E para finalizar... Mais questões!
Muitas ideias e conceitos foram abordados aqui, mas estamos muito longe de chegar a um final! Ainda há muitas questões a serem feitas. O que é o Modelo de Jogo? Como ele é construído e desenvolvido? O que devo treinar para ser congruente com minhas ideias? Quais exercícios utilizar para incorporar nos meus jogadores os princípios desejados? Qual metodologia de treinamento utilizar na operacionalização destas minhas ideias? Como gerir a relação esforço-desempenho?...
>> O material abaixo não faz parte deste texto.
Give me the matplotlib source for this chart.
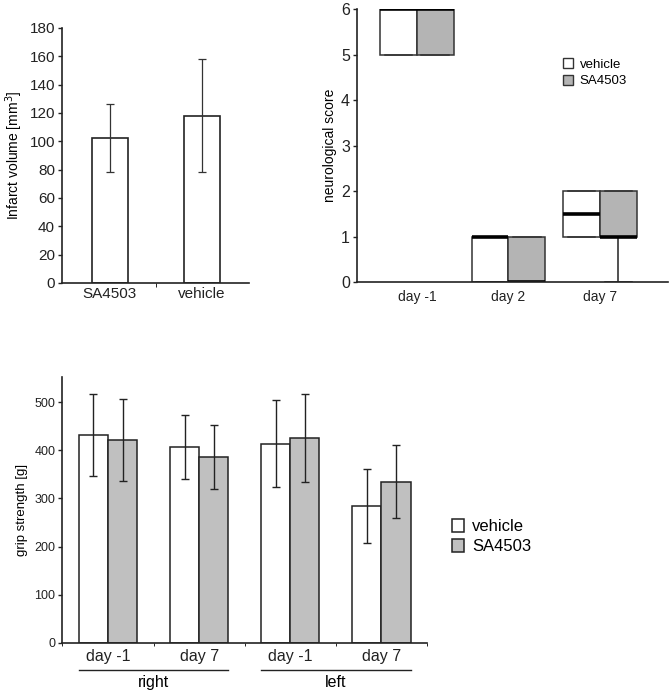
import numpy as np
import matplotlib.pyplot as plt
import matplotlib.transforms as mtransforms
from matplotlib.patches import Patch

plt.rcParams['font.family'] = ['Liberation Sans', 'DejaVu Sans']

# --- data ---
infarct_groups = ['SA4503', 'vehicle']
infarct_mean = [102, 118]
infarct_sd = [24, 40]

days_neuro = ['day -1', 'day 2', 'day 7']
# box stats: (q1, median, q3, whisker low, whisker high)
neuro_vehicle = [(5, 6, 6, 5, 6), (0, 1, 1, 0, 1), (1, 1.5, 2, 1, 2)]
neuro_sa = [(5, 6, 6, 5, 6), (0, 0, 1, 0, 1), (1, 1, 2, 0, 2)]

grip_days = ['day -1', 'day 7', 'day -1', 'day 7']
grip_sides = ['right', 'left']
grip_vehicle = [431, 407, 414, 285]
grip_vehicle_sd = [85, 67, 91, 77]
grip_sa = [421, 386, 425, 335]
grip_sa_sd = [85, 67, 91, 75]

GRAY_B = '#b4b4b4'
GRAY_C = '#c0c0c0'
EDGE = '#222222'

fig = plt.figure(figsize=(6.72, 6.98), dpi=100)


def style_axes(ax):
    for s in ['top', 'right']:
        ax.spines[s].set_visible(False)
    for s in ['left', 'bottom']:
        ax.spines[s].set_linewidth(1.2)
        ax.spines[s].set_color(EDGE)
    ax.tick_params(colors='#222222', width=1, length=3, pad=2)


# --- panel A: infarct volume ---
axA = fig.add_axes([0.0923, 0.5946, 0.278, 0.3653])
xa = np.arange(len(infarct_groups))
axA.bar(xa, infarct_mean, width=0.39, color='white', edgecolor=EDGE, linewidth=1.2,
        yerr=infarct_sd, error_kw=dict(ecolor='#333333', elinewidth=0.9, capsize=3, capthick=0.9))
axA.set_xlim(-0.52, 1.51)
axA.set_ylim(0, 180)
axA.set_yticks(np.arange(0, 181, 20))
axA.set_xticks(xa)
axA.set_xticklabels(infarct_groups, fontsize=11)
axA.set_xticks([0.5], minor=True)
style_axes(axA)
axA.tick_params(axis='x', which='major', length=0, pad=3)
axA.tick_params(axis='x', which='minor', length=3)
axA.tick_params(axis='y', labelsize=11)
axA.set_ylabel('Infarct volume [mm$^3$]', fontsize=10, labelpad=3)

# --- panel B: neurological score ---
axB = fig.add_axes([0.531, 0.596, 0.4628, 0.391])
xb = np.arange(len(days_neuro))


def to_stats(rows):
    return [dict(q1=r[0], med=r[1], q3=r[2], whislo=r[3], whishi=r[4]) for r in rows]


common = dict(widths=0.4, showfliers=False, patch_artist=True, capwidths=0.3,
              whiskerprops=dict(color='#333333', linewidth=1.2),
              capprops=dict(color='#333333', linewidth=1.1),
              medianprops=dict(color='black', linewidth=2.6, solid_capstyle='butt'))
axB.bxp(to_stats(neuro_vehicle), positions=xb - 0.2,
        boxprops=dict(facecolor='white', edgecolor='#333333', linewidth=1.1), **common)
axB.bxp(to_stats(neuro_sa), positions=xb + 0.2,
        boxprops=dict(facecolor=GRAY_B, edgecolor='#333333', linewidth=1.1), **common)
axB.set_xlim(-0.656, 2.74)
axB.set_ylim(0, 6)
axB.set_yticks(range(0, 7))
axB.set_xticks(xb)
axB.set_xticklabels(days_neuro, fontsize=10)
style_axes(axB)
axB.tick_params(axis='x', length=0, pad=6)
axB.tick_params(axis='y', labelsize=11.5)
axB.set_ylabel('neurological score', fontsize=10, labelpad=3)
handles = [Patch(facecolor='white', edgecolor='#333333', label='vehicle'),
           Patch(facecolor=GRAY_B, edgecolor='#333333', label='SA4503')]
axB.legend(handles=handles, loc='upper left', bbox_to_anchor=(0.645, 0.84), frameon=False,
           fontsize=9.5, handlelength=0.8, handleheight=0.8, handletextpad=0.5,
           labelspacing=0.3, borderaxespad=0)

# --- panel C: grip strength ---
axC = fig.add_axes([0.093, 0.0788, 0.5424, 0.381])
xc = np.arange(len(grip_days))
bw = 0.32
err_kw = dict(ecolor='#222222', elinewidth=1, capsize=3.2, capthick=1)
axC.bar(xc - bw / 2, grip_vehicle, width=bw, color='white', edgecolor=EDGE, linewidth=1.1,
        yerr=grip_vehicle_sd, error_kw=err_kw, label='vehicle')
axC.bar(xc + bw / 2, grip_sa, width=bw, color=GRAY_C, edgecolor=EDGE, linewidth=1.1,
        yerr=grip_sa_sd, error_kw=err_kw, label='SA4503')
axC.set_xlim(-0.5, 3.5)
axC.set_ylim(0, 552)
axC.set_yticks(np.arange(0, 501, 100))
axC.set_xticks(xc)
axC.set_xticklabels(grip_days, fontsize=11.5)
axC.set_xticks(np.arange(-0.5, 3.6, 1), minor=True)
style_axes(axC)
axC.tick_params(axis='y', labelsize=9)
axC.tick_params(axis='x', which='major', length=0, pad=4)
axC.tick_params(axis='x', which='minor', length=2.5)
axC.set_ylabel('grip strength [g]', fontsize=9.5, labelpad=5)

trans = mtransforms.blended_transform_factory(axC.transData, axC.transAxes)
for i, side in enumerate(grip_sides):
    x0 = 2 * i - bw
    x1 = 2 * i + 1 + bw
    axC.plot([x0, x1], [-0.1015, -0.1015], transform=trans, color='#222222',
             linewidth=1, clip_on=False)
    axC.text((x0 + x1) / 2, -0.15, side, transform=trans, ha='center', va='center',
             fontsize=11.5)

axC.legend(loc='center left', bbox_to_anchor=(1.05, 0.4), frameon=False, fontsize=12,
           handlelength=0.7, handleheight=0.8, handletextpad=0.5, labelspacing=0.3,
           borderaxespad=0)

fig.savefig('out.png', dpi=100)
A busca pelo conhecimento é um caminho que se faz fazendo! Pois a verdade é que... “Ninguém tem necessidade daquilo que desconhece!” (Vitor Frade).
Abraço e até a próxima!
REFERÊNCIAS
Casarin, R. V., y Oliveira, R. Periodização Táctica: princípios estruturantes e erros metodológicos na sua aplicação no futebol. (2010). EFDeportes – Revista Digital, 15 (144). Recuperado de: http://www.efdeportes.com/efd144/periodizacao-tactica-sua-aplicacao-no-futebol.htm
Gomes, M. S. (2008). O desenvolvimento do jogar segundo a Periodização Tática. Espanha: MCsports.
Leitão, R. A. A. O jogo de futebol: investigação de sua estrutura, de seus modelos e da inteligência de jogo, do ponto de vista da complexidade. (2009). Campinas: Universidade Estadual de Campinas.
Morin, E.( 2011). Introdução ao pensamento complexo. Porto Alegre: Sulina.
Oliveira, J. G. G. Conhecimento Específico em Futebol. (2004). Porto: Universidade do Porto.